On March 7, 2019, I filed a Motion to (1) Approve Determination and Priority
of Claims, (2) Pool Receivership Assets and Liabilities, (3) Approve Plan of Distribution, and
(4) Establish Objection Procedure. See Doc. 1383 (the “Quest Determination Motion”). The
motion disclosed and extensively discussed claims against Quest’s assets, including from
several Texas-based taxing authorities and the Bank of Albany.
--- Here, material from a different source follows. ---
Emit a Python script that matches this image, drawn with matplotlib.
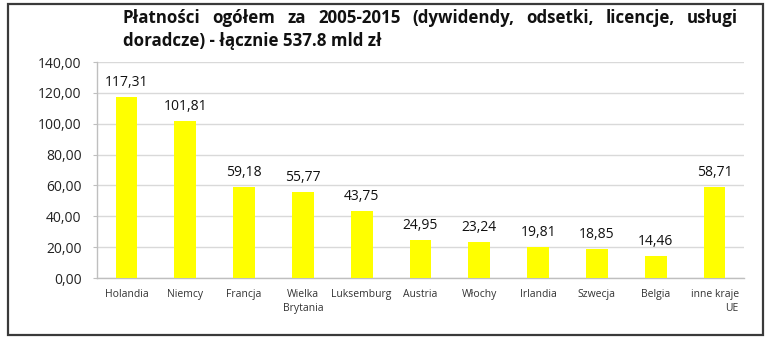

See Doc. 1383 at 12-21.
8.
Hudson asserts that he “was told prior to executing the APA that the legal issues
with the Albany bank were related to a residential property, which was not relevant to my
proposed acquisition” (Hudson Aff. ¶ 9), but the Claims Determination Motion (which was
filed two months before Hudson and Archer executed the APA) clearly disclosed that the
“Bank of Albany loaned Quest $700,000 … which was secured by certain oil and gas leases,
personal property, and equipment” (Doc. 1383 at 16). Approximately, $150,000 of the bank’s
$198,000 claim related to this secured loan. Id. at 17. I recommended denial of this portion
of the bank’s claim, which resulted in brief litigation that the parties ultimately resolved. Id.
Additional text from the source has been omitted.